* Exercise task: Set every record down verbatim and omit the pictures.
-*-
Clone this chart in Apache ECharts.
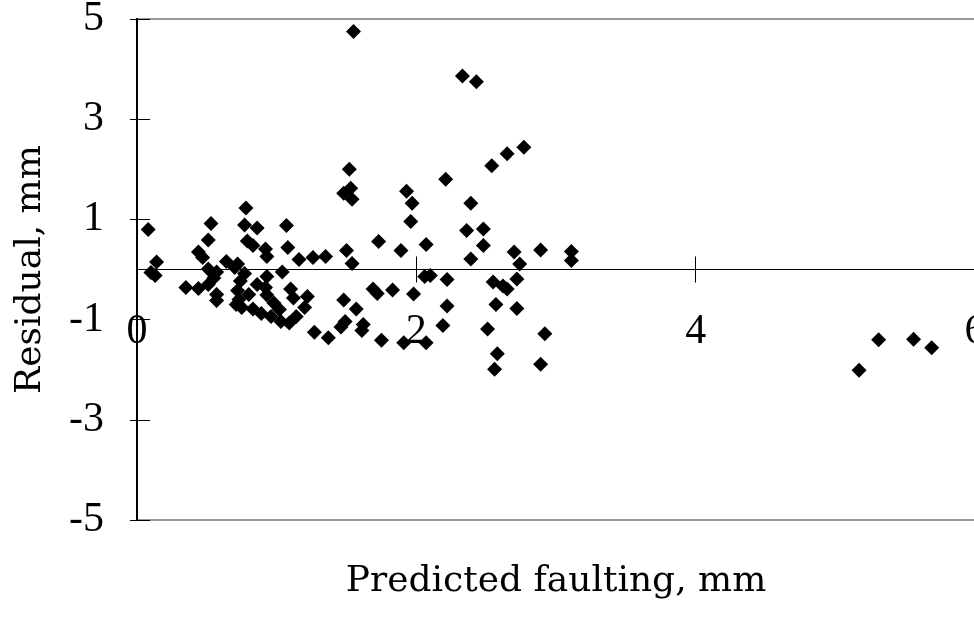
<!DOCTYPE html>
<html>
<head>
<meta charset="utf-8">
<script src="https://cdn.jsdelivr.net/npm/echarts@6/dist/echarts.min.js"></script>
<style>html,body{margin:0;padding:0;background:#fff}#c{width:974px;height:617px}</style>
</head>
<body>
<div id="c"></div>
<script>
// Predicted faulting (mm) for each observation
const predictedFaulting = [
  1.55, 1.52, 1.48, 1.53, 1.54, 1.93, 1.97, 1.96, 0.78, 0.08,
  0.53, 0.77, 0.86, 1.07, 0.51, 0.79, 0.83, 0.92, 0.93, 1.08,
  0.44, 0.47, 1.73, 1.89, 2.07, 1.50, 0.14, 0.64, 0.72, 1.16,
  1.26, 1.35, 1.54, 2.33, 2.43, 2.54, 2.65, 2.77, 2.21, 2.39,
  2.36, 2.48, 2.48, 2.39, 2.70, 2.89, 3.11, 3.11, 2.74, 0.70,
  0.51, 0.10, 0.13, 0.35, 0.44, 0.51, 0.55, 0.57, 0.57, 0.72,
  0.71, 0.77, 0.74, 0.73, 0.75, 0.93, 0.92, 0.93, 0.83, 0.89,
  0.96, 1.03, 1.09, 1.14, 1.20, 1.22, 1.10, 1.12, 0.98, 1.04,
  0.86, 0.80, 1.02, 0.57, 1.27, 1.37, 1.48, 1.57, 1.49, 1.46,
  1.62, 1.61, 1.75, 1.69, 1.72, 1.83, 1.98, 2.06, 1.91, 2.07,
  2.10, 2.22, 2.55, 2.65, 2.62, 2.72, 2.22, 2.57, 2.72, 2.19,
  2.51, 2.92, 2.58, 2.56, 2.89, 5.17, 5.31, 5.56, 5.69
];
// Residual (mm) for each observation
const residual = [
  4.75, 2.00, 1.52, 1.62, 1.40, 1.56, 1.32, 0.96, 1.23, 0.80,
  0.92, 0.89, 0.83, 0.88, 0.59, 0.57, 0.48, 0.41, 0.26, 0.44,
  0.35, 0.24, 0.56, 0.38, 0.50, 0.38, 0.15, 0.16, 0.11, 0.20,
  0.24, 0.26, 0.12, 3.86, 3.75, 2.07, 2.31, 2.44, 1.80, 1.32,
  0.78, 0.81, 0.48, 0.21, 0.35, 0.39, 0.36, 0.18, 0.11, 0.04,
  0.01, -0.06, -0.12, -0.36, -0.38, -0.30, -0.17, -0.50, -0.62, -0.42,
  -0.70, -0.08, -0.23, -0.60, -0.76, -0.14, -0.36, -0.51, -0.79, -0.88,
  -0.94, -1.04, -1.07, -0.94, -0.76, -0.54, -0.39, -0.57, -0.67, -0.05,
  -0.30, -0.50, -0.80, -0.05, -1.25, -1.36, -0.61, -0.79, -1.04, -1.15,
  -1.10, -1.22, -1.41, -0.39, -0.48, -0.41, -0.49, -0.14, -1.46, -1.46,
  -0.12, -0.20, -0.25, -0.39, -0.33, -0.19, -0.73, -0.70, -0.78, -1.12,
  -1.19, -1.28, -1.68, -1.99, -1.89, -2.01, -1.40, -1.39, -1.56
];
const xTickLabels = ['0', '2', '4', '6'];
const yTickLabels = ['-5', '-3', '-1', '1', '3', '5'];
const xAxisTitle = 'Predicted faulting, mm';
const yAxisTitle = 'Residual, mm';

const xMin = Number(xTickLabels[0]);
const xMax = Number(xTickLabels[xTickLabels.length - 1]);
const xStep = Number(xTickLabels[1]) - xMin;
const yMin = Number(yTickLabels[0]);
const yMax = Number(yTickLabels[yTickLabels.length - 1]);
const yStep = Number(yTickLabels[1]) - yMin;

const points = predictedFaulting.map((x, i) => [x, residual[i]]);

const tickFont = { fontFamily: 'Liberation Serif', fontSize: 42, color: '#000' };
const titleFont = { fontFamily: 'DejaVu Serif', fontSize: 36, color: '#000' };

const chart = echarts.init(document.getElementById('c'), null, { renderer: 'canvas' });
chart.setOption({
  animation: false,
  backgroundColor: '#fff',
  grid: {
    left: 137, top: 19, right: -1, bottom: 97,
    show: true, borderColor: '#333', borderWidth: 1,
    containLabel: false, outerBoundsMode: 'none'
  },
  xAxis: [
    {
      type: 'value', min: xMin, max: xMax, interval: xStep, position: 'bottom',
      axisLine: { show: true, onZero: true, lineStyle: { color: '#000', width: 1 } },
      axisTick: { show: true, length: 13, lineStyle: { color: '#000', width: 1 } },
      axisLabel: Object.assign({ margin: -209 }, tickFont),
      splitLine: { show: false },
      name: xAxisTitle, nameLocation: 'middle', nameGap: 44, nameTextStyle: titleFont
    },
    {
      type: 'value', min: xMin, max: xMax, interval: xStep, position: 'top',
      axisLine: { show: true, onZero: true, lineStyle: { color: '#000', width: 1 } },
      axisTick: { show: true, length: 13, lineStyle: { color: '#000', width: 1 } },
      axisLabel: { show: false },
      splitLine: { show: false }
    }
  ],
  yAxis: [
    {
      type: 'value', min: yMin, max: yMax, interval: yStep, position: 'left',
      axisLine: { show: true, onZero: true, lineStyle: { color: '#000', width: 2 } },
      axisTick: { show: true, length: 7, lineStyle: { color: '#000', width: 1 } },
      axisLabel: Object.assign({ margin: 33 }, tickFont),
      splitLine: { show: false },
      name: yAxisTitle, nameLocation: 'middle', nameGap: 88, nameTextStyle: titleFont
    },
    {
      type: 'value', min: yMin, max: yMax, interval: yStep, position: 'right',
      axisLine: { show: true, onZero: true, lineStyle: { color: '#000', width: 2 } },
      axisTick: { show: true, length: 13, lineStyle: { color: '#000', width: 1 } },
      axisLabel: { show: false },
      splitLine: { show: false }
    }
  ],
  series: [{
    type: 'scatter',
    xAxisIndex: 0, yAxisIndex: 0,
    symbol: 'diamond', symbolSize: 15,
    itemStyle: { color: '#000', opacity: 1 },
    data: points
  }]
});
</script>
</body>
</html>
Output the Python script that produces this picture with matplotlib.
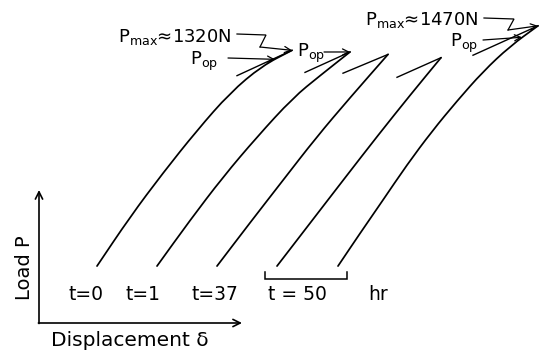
-*-
* Output of the task:
Clone this chart in Apache ECharts.
<!DOCTYPE html>
<html>
<head>
<meta charset="utf-8">
<script src="https://cdn.jsdelivr.net/npm/echarts@6/dist/echarts.min.js"></script>
<style>html,body{margin:0;padding:0;background:#fff}#c{width:974px;height:617px}</style>
</head>
<body>
<div id="c"></div>
<script>
// Predicted faulting (mm) for each observation
const predictedFaulting = [
  1.55, 1.52, 1.48, 1.53, 1.54, 1.93, 1.97, 1.96, 0.78, 0.08,
  0.53, 0.77, 0.86, 1.07, 0.51, 0.79, 0.83, 0.92, 0.93, 1.08,
  0.44, 0.47, 1.73, 1.89, 2.07, 1.50, 0.14, 0.64, 0.72, 1.16,
  1.26, 1.35, 1.54, 2.33, 2.43, 2.54, 2.65, 2.77, 2.21, 2.39,
  2.36, 2.48, 2.48, 2.39, 2.70, 2.89, 3.11, 3.11, 2.74, 0.70,
  0.51, 0.10, 0.13, 0.35, 0.44, 0.51, 0.55, 0.57, 0.57, 0.72,
  0.71, 0.77, 0.74, 0.73, 0.75, 0.93, 0.92, 0.93, 0.83, 0.89,
  0.96, 1.03, 1.09, 1.14, 1.20, 1.22, 1.10, 1.12, 0.98, 1.04,
  0.86, 0.80, 1.02, 0.57, 1.27, 1.37, 1.48, 1.57, 1.49, 1.46,
  1.62, 1.61, 1.75, 1.69, 1.72, 1.83, 1.98, 2.06, 1.91, 2.07,
  2.10, 2.22, 2.55, 2.65, 2.62, 2.72, 2.22, 2.57, 2.72, 2.19,
  2.51, 2.92, 2.58, 2.56, 2.89, 5.17, 5.31, 5.56, 5.69
];
// Residual (mm) for each observation
const residual = [
  4.75, 2.00, 1.52, 1.62, 1.40, 1.56, 1.32, 0.96, 1.23, 0.80,
  0.92, 0.89, 0.83, 0.88, 0.59, 0.57, 0.48, 0.41, 0.26, 0.44,
  0.35, 0.24, 0.56, 0.38, 0.50, 0.38, 0.15, 0.16, 0.11, 0.20,
  0.24, 0.26, 0.12, 3.86, 3.75, 2.07, 2.31, 2.44, 1.80, 1.32,
  0.78, 0.81, 0.48, 0.21, 0.35, 0.39, 0.36, 0.18, 0.11, 0.04,
  0.01, -0.06, -0.12, -0.36, -0.38, -0.30, -0.17, -0.50, -0.62, -0.42,
  -0.70, -0.08, -0.23, -0.60, -0.76, -0.14, -0.36, -0.51, -0.79, -0.88,
  -0.94, -1.04, -1.07, -0.94, -0.76, -0.54, -0.39, -0.57, -0.67, -0.05,
  -0.30, -0.50, -0.80, -0.05, -1.25, -1.36, -0.61, -0.79, -1.04, -1.15,
  -1.10, -1.22, -1.41, -0.39, -0.48, -0.41, -0.49, -0.14, -1.46, -1.46,
  -0.12, -0.20, -0.25, -0.39, -0.33, -0.19, -0.73, -0.70, -0.78, -1.12,
  -1.19, -1.28, -1.68, -1.99, -1.89, -2.01, -1.40, -1.39, -1.56
];
const xTickLabels = ['0', '2', '4', '6'];
const yTickLabels = ['-5', '-3', '-1', '1', '3', '5'];
const xAxisTitle = 'Predicted faulting, mm';
const yAxisTitle = 'Residual, mm';

const xMin = Number(xTickLabels[0]);
const xMax = Number(xTickLabels[xTickLabels.length - 1]);
const xStep = Number(xTickLabels[1]) - xMin;
const yMin = Number(yTickLabels[0]);
const yMax = Number(yTickLabels[yTickLabels.length - 1]);
const yStep = Number(yTickLabels[1]) - yMin;

const points = predictedFaulting.map((x, i) => [x, residual[i]]);

const tickFont = { fontFamily: 'Liberation Serif', fontSize: 42, color: '#000' };
const titleFont = { fontFamily: 'DejaVu Serif', fontSize: 36, color: '#000' };

const chart = echarts.init(document.getElementById('c'), null, { renderer: 'canvas' });
chart.setOption({
  animation: false,
  backgroundColor: '#fff',
  grid: {
    left: 137, top: 19, right: -1, bottom: 97,
    show: true, borderColor: '#333', borderWidth: 1,
    containLabel: false, outerBoundsMode: 'none'
  },
  xAxis: [
    {
      type: 'value', min: xMin, max: xMax, interval: xStep, position: 'bottom',
      axisLine: { show: true, onZero: true, lineStyle: { color: '#000', width: 1 } },
      axisTick: { show: true, length: 13, lineStyle: { color: '#000', width: 1 } },
      axisLabel: Object.assign({ margin: -209 }, tickFont),
      splitLine: { show: false },
      name: xAxisTitle, nameLocation: 'middle', nameGap: 44, nameTextStyle: titleFont
    },
    {
      type: 'value', min: xMin, max: xMax, interval: xStep, position: 'top',
      axisLine: { show: true, onZero: true, lineStyle: { color: '#000', width: 1 } },
      axisTick: { show: true, length: 13, lineStyle: { color: '#000', width: 1 } },
      axisLabel: { show: false },
      splitLine: { show: false }
    }
  ],
  yAxis: [
    {
      type: 'value', min: yMin, max: yMax, interval: yStep, position: 'left',
      axisLine: { show: true, onZero: true, lineStyle: { color: '#000', width: 2 } },
      axisTick: { show: true, length: 7, lineStyle: { color: '#000', width: 1 } },
      axisLabel: Object.assign({ margin: 33 }, tickFont),
      splitLine: { show: false },
      name: yAxisTitle, nameLocation: 'middle', nameGap: 88, nameTextStyle: titleFont
    },
    {
      type: 'value', min: yMin, max: yMax, interval: yStep, position: 'right',
      axisLine: { show: true, onZero: true, lineStyle: { color: '#000', width: 2 } },
      axisTick: { show: true, length: 13, lineStyle: { color: '#000', width: 1 } },
      axisLabel: { show: false },
      splitLine: { show: false }
    }
  ],
  series: [{
    type: 'scatter',
    xAxisIndex: 0, yAxisIndex: 0,
    symbol: 'diamond', symbolSize: 15,
    itemStyle: { color: '#000', opacity: 1 },
    data: points
  }]
});
</script>
</body>
</html>
Output the Python script that produces this picture with matplotlib.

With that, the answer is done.